=== WORK REQUIRED ===
How many of these lines hold the string "matplotlib"? Answer with the number only.

=== RECORDED INFORMATION ===
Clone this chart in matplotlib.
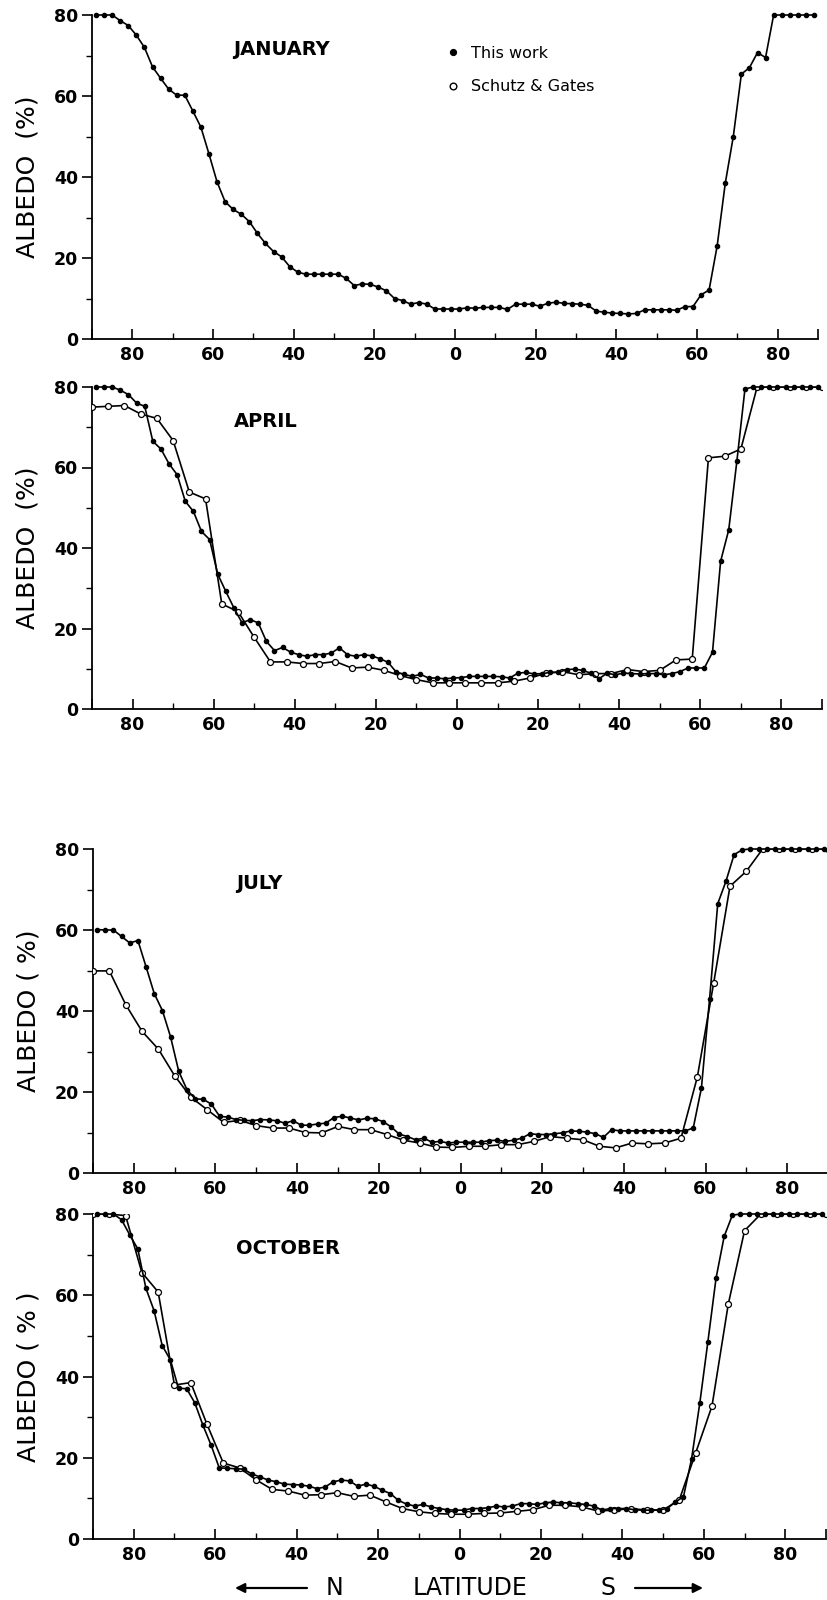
"""
Zonal mean albedo by latitude for four months,
this work vs. Schutz & Gates.
x runs from 90N (left, -90) to 90S (right, +90).
"""
import numpy as np
import matplotlib
matplotlib.use("Agg")
import matplotlib.pyplot as plt
from matplotlib.lines import Line2D
from matplotlib.ticker import FixedLocator, MultipleLocator

# ── data ────────────────────────────────────────────────────────────────
lat_this = np.arange(-89, 90, 2)     # 2-degree bands, N negative
lat_sg = np.arange(-90, 91, 4)       # Schutz & Gates, 4-degree spacing

jan_this = [80, 80, 80, 78.6, 77.4, 75.0, 72.0, 67.2, 64.4, 61.7,
            60.2, 60.2, 56.3, 52.3, 45.7, 38.8, 33.9, 32.0, 30.8, 29.0,
            26.1, 23.6, 21.6, 20.3, 17.9, 16.5, 16.0, 16.0, 16.0, 16.0,
            16.0, 15.0, 13.2, 13.6, 13.5, 12.8, 11.9, 10.0, 9.5, 8.6,
            9.0, 8.6, 7.4, 7.4, 7.4,
            7.4, 7.7, 7.6, 7.8, 7.8, 7.8, 7.3, 8.6, 8.6, 8.6,
            8.1, 8.8, 9.1, 8.8, 8.7, 8.6, 8.3, 6.9, 6.6, 6.4,
            6.3, 6.2, 6.3, 7.2, 7.2, 7.2, 7.2, 7.1, 8.0, 8.0,
            10.9, 12.1, 23.0, 38.4, 50.0, 65.4, 67.0, 70.7, 69.5, 80,
            80, 80, 80, 80, 80]

apr_this = [80, 80, 80, 79.2, 78.1, 76.0, 75.2, 66.5, 64.6, 60.9,
            58.2, 51.6, 49.1, 44.1, 42.1, 33.5, 29.2, 25.1, 21.4, 22.2,
            21.4, 16.8, 14.5, 15.3, 14.1, 13.5, 13.1, 13.5, 13.5, 13.9,
            15.2, 13.5, 13.1, 13.5, 13.2, 12.5, 11.6, 9.2, 8.6, 8.1,
            8.6, 7.7, 7.7, 7.5, 7.7,
            7.8, 8.1, 8.1, 8.1, 8.1, 8.0, 7.7, 8.9, 9.1, 8.7,
            8.8, 9.1, 9.1, 9.8, 9.9, 9.6, 8.9, 7.5, 8.9, 8.5,
            8.9, 8.8, 8.7, 8.8, 8.8, 8.5, 8.8, 9.3, 10.2, 10.2,
            10.2, 14.1, 36.7, 44.5, 61.5, 79.5, 80, 80, 80, 80,
            80, 80, 80, 80, 80]
apr_sg = [75.0, 75.2, 75.4, 73.3, 72.2, 66.7, 53.9, 52.2, 26.1, 24.2,
          17.8, 11.7, 11.7, 11.3, 11.3, 11.8, 10.2, 10.4, 9.6, 8.3,
          7.3, 6.5, 6.5,
          6.5, 6.5, 6.5, 6.9, 7.7, 8.9, 9.3, 8.5, 8.8, 8.8,
          9.8, 9.3, 9.6, 12.2, 12.4, 62.4, 62.8, 64.6, 80, 80,
          80, 80, 80]

jul_this = [60.1, 60, 60, 58.4, 56.8, 57.4, 50.9, 44.3, 40.1, 33.6,
            25.1, 20.6, 18.3, 18.2, 17.0, 14.0, 13.8, 13.2, 13.0, 12.9,
            13.2, 13.1, 12.9, 12.3, 12.9, 11.8, 11.8, 12.1, 12.3, 13.7,
            14.0, 13.6, 13.1, 13.5, 13.4, 12.7, 11.4, 9.6, 9.0, 8.2,
            8.6, 7.6, 7.8, 7.4, 7.6,
            7.6, 7.6, 7.6, 8.0, 8.1, 7.8, 8.1, 8.6, 9.7, 9.5,
            9.5, 9.7, 9.9, 10.4, 10.3, 10.1, 9.7, 8.8, 10.7, 10.4,
            10.4, 10.4, 10.4, 10.4, 10.4, 10.4, 10.4, 10.4, 11.1, 21.0,
            43.0, 66.5, 72.0, 78.6, 79.8, 80, 80, 80, 80, 80,
            80, 80, 80, 80, 80]
jul_sg = [49.9, 49.9, 41.6, 35.0, 30.6, 24.0, 18.7, 15.6, 12.5, 13.0,
          11.7, 11.1, 11.1, 10.0, 9.9, 11.5, 10.7, 10.7, 9.5, 8.1,
          7.4, 6.4, 6.3,
          6.6, 6.6, 7.0, 7.0, 7.8, 9.0, 8.6, 8.2, 6.6, 6.2,
          7.4, 7.2, 7.4, 8.6, 23.7, 46.9, 70.8, 74.5, 80, 80,
          80, 80, 80]

oct_this = [80, 80, 80, 78.6, 74.9, 71.4, 61.7, 56.2, 47.6, 44.1,
            37.1, 37.0, 33.5, 28.0, 23.1, 17.5, 17.4, 17.3, 17.2, 16.0,
            15.3, 14.5, 14.1, 13.5, 13.4, 13.3, 13.0, 12.4, 12.8, 14.1,
            14.5, 14.3, 13.0, 13.5, 13.0, 12.0, 11.2, 9.5, 8.6, 8.1,
            8.5, 7.9, 7.5, 7.2, 7.1,
            7.1, 7.5, 7.5, 7.7, 8.1, 7.9, 8.1, 8.7, 8.7, 8.5,
            8.9, 9.1, 8.9, 8.9, 8.7, 8.5, 8.1, 7.1, 7.5, 7.5,
            7.5, 7.2, 7.1, 7.1, 7.2, 7.5, 9.1, 10.4, 19.8, 33.4,
            48.6, 64.2, 74.5, 79.7, 80, 80, 80, 80, 80, 80,
            80, 80, 80, 80, 80]
oct_sg = [80, 80, 79.6, 65.6, 60.8, 37.9, 38.5, 28.2, 18.7, 17.5,
          14.6, 12.2, 11.8, 10.8, 10.9, 11.4, 10.5, 10.8, 9.1, 7.5,
          6.7, 6.3, 6.1,
          6.1, 6.3, 6.4, 6.8, 7.2, 8.3, 8.3, 7.9, 6.9, 7.1,
          7.5, 7.1, 7.1, 9.7, 21.2, 32.7, 57.8, 75.9, 80, 80,
          80, 80, 80]

months = ["JANUARY", "APRIL", "JULY", "OCTOBER"]
ylabels = ["ALBEDO  (%)", "ALBEDO  (%)", "ALBEDO ( %)", "ALBEDO ( % )"]
xtick_pos = [-80, -60, -40, -20, 0, 20, 40, 60, 80]
xtick_labels = ["80", "60", "40", "20", "0", "20", "40", "60", "80"]

panels = [(jan_this, None), (apr_this, apr_sg),
          (jul_this, jul_sg), (oct_this, oct_sg)]

# ── figure ──────────────────────────────────────────────────────────────
plt.rcParams["font.family"] = ["DejaVu Sans"]

W, H = 827, 1600
fig = plt.figure(figsize=(W / 100, H / 100), dpi=100)

# axes boxes in pixels: (left, right, y80, y0)
boxes = [(92, 818, 15, 339), (92, 822, 387, 709),
         (93, 828, 849, 1173), (93, 826, 1214, 1539)]

for i, ((this, sg), box) in enumerate(zip(panels, boxes)):
    l, r, top, bot = box
    ax = fig.add_axes([l / W, 1 - bot / H, (r - l) / W, (bot - top) / H])
    ax.set_xlim(-90, 90)
    ax.set_ylim(0, 80)

    if sg is not None:
        ax.plot(lat_sg, sg, color="black", lw=1.2, marker="o", ms=4.3,
                mfc="white", mec="black", mew=0.9, zorder=3)
    ax.plot(lat_this, this, color="black", lw=1.2, marker="o", ms=3.0,
            mfc="black", mec="black", zorder=4, clip_on=False)

    for side in ("top", "right"):
        ax.spines[side].set_visible(False)
    for side in ("left", "bottom"):
        ax.spines[side].set_linewidth(1.3)

    ax.xaxis.set_major_locator(FixedLocator(xtick_pos + [-90, 90]))
    ax.set_xticklabels(xtick_labels + ["", ""])
    ax.xaxis.set_minor_locator(MultipleLocator(10))
    ax.yaxis.set_major_locator(MultipleLocator(20))
    ax.yaxis.set_minor_locator(MultipleLocator(10))
    ax.tick_params(axis="x", which="major", direction="in", length=7,
                   width=1.2, pad=5)
    ax.tick_params(axis="x", which="minor", direction="in", length=4.5,
                   width=1.0)
    ax.tick_params(axis="y", which="major", direction="out", length=7,
                   width=1.2, pad=3)
    ax.tick_params(axis="y", which="minor", direction="out", length=4,
                   width=1.0)
    for lab in ax.get_xticklabels() + ax.get_yticklabels():
        lab.set_fontsize(12.5)
        lab.set_fontweight("bold")

    ax.set_ylabel(ylabels[i], fontsize=18)
    ax.yaxis.set_label_coords(-0.072, 0.5)

    ax.text(-55, 71.5, months[i], fontsize=14, fontweight="bold",
            ha="left", va="center")

    if i == 0:
        handles = [
            Line2D([], [], ls="none", marker="o", ms=4.2, mfc="black",
                   mec="black"),
            Line2D([], [], ls="none", marker="o", ms=4.8, mfc="white",
                   mec="black", mew=1.0),
        ]
        ax.legend(handles, ["This work", "Schutz & Gates"],
                  loc="upper left", bbox_to_anchor=(0.49, 0.905),
                  frameon=False, fontsize=11.5, handlelength=0.6,
                  handletextpad=0.85, labelspacing=1.15, borderpad=0,
                  borderaxespad=0)

# bottom axis caption with direction arrows
yc = 1 - 1588 / H
fig.text(335 / W, yc, "N", fontsize=17, ha="center", va="center")
fig.text(470 / W, yc, "LATITUDE", fontsize=17, ha="center", va="center")
fig.text(608 / W, yc, "S", fontsize=17, ha="center", va="center")
arrow = dict(arrowstyle="-|>", lw=1.6, color="black", mutation_scale=14,
             shrinkA=0, shrinkB=0)
fig.add_artist(plt.Annotation("", xy=(235 / W, yc), xytext=(307 / W, yc),
                              xycoords="figure fraction",
                              textcoords="figure fraction",
                              arrowprops=arrow))
fig.add_artist(plt.Annotation("", xy=(703 / W, yc), xytext=(635 / W, yc),
                              xycoords="figure fraction",
                              textcoords="figure fraction",
                              arrowprops=arrow))

fig.savefig("out.png", dpi=100)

=== OUTPUT ===
6